Dallas Bishop Kevin Farrell wrote on Jan. 5 that "it is absurd that terrorists, criminals, and mentally unbalanced people can freely and openly buy weapons not intended for sport, but designed to kill people."
"Writers of the Second Amendment envisioned smooth bore muskets and not semi-automatic and automatic weapons of war," he said.
He lamented that "Texas has become the 45th state to embrace the cowboy mentality that permits the open carrying of guns. It is difficult to see how this new law allowing persons with concealed handgun licenses (CHL) to openly carry firearms can accomplish anything other than cause people to feel threatened and intimidated."
But some Catholics do not agree with the bishop's position.
Catholic gun owner Charles Cleaver of North Oak Cliff described Farrell as a leftist.
"He just likes to ram these things down people's throats. I don't know who he's [Farrell] trying to appeal to," he said, according to Dallas News and Raw Story.
A Catholic blogger wrote, "Why doesn't he just call us a bunch of mouth-breathing inbred hicks and be done with it?"
"More Americans are killed by automobiles every year in this country than firearms, but Bishop Farrell doesn't spend time, effort, and precious moral capital railing in favour of legislation demanding greater automotive safety, because he's familiar with cars, probably uses one most days, and thinks they're great," the blogger wrote.
The blogger added, "So he's quite willing to put up with their downside. But he doesn't feel that way about guns, because they're black and scary and icky and only a knuckle-dragging troglodyte would ever want one.
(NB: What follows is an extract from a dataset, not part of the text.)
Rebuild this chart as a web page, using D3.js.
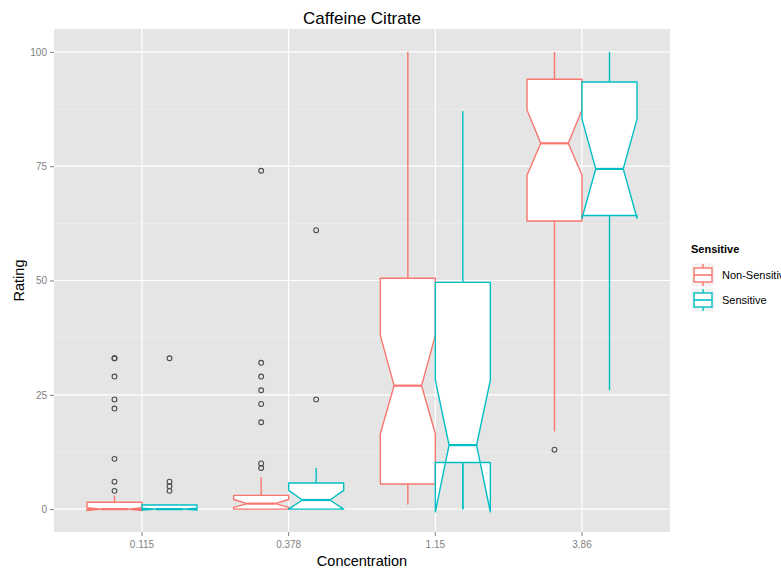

Even though almost 2/3 of annual firearms deaths are involved not in murders, but in suicides."
But according to the Washington Post, guns and automobiles now kill Americans at the same rate.
"In 2014, the age-adjusted death rate for both firearms (including homicides, suicides and accidental deaths) and motor vehicle events (car crashes, collisions between cars and pedestrians, etc) stood at 10.3 deaths per 100,000 people," according to a Washington Post story.
The Atlanta Journal-Constitution reported that in Georgia and 28 other states, gun deaths outnumber automobile-related deaths.
"Let us pray that our legislators will see this as a human and not a political concern so that gun violence can be mitigated through appropriate legislation that allows us to live in a safe environment while respecting our Second Amendment rights," Farrell wrote.
Cleaver vowed to carry his gun to church.
"What good would that [gun] do for you if you're not carrying?" he said.